It’s almost a choking sensation. It grabs me by the throat and nearly cuts off my air supply. I look upwards for help, but God seems impossibly far away. Nobody else is around. I focus my energy on one breath at a time. In, one, two. Out, one, two. Maybe I can get through this.
Not too long ago, I committed some terrible crimes. No, I didn’t break any laws–except God’s. Blind, young, and selfish, I didn’t realize how terribly stupid I was being, nor did I realize that maneuvering the outcome would be like untangling a knot.
I couldn’t go back, so I moved on. I tried to make the best of a pathetic situation. I didn’t ask people to feel sorry for me, but I did hope they would leave me alone. And mostly, they did. It was my own thoughts which tormented me, without any need for anybody else’s bullying.
Most likely, there were people who cursed my existence and prayed that God would punish me for life. They secretly wished that I would suffer for what I had done. They didn’t want me to be happy, but I defied their expectations. Or did I?
That’s the trouble: how can I continue to be repentant for the wrongs I’ve done in the past, while at the same time enjoy my life in the present? My sinful history always threatens to tip the uneasy balance I’ve managed to obtain. Then, the choking starts. How can I go on another moment? Why doesn’t God just strike me dead? Am I not enough of a stain on His Name?
Today, I came to a startling realization: I need to be brave.
Brave enough to face my past…while stepping out into my future. Yes, it’s good to learn from our mistakes. It’s good to try and understand why we did what we did, to unravel the complexities of human nature. But if that’s as far as we get, we haven’t gone far enough. We need to move forward from there, and apply what we’ve learned toward something constructive. And if we’re going to do that, we can’t be wimpy.
It takes a strong person to admit, Yes, I did those horrible things. But, it takes a stronger person yet to say, I’m not going to let it ruin my life.
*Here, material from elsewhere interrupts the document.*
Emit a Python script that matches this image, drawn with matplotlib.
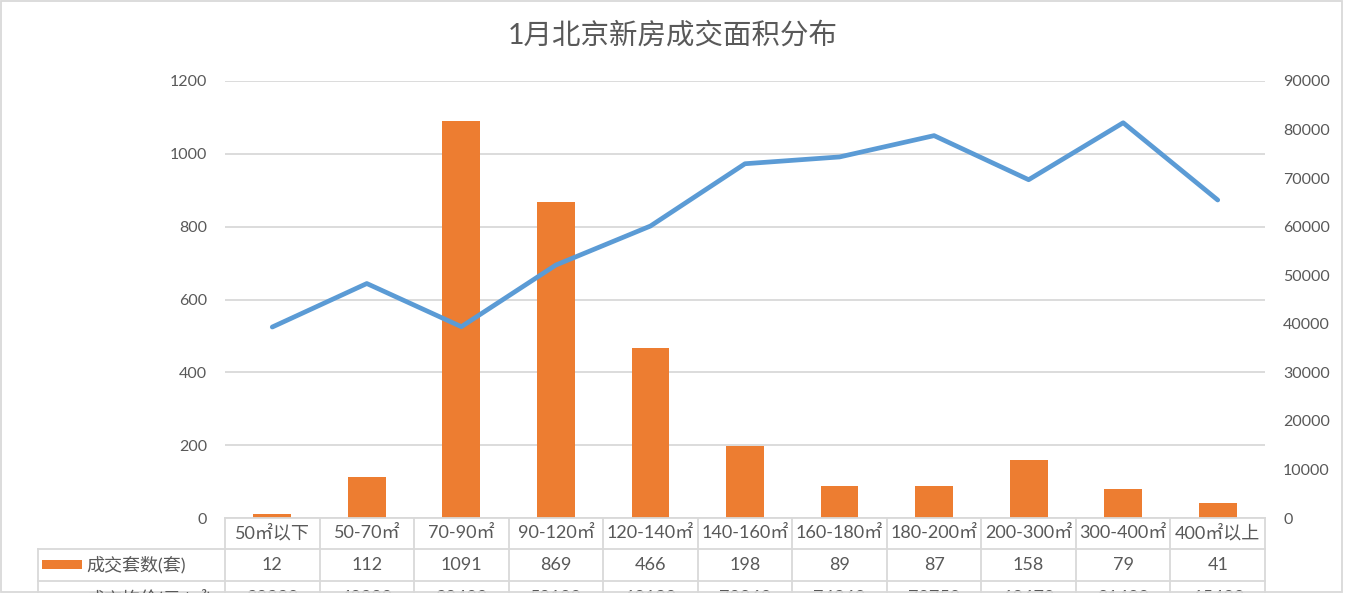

That’s not to condone callousness. We shouldn’t brush our sins aside as if they mean nothing, pretending they aren’t really that bad. No. It’s crucial that we acknowledge who we are and what we’ve done, and stare our filthy reflection straight in the face. We must grieve our wrongdoings, and sorrow over the hurt we’ve caused others. However, if we’re still alive, it’s because God has a purpose for our existence. To live in continuous apology and regret doesn’t coincide with the fact that He’s forgiven us (after we’ve sincerely confessed and repented of our sins). We have to let go of our shame at some point, and choose to live in the freedom His forgiveness grants us.
Even though God for some reason hasn’t “come to the rescue” (fixed everything to my liking), He’s linked each day together into a strand leading to where I am now, and to where He plans for me to be tomorrow. Each day is building up to something, something that I don’t quite understand, but that I’ll find out eventually. My ugliness, my failures, my wickedness–(could it be?)–He is stringing into a human ornament: me.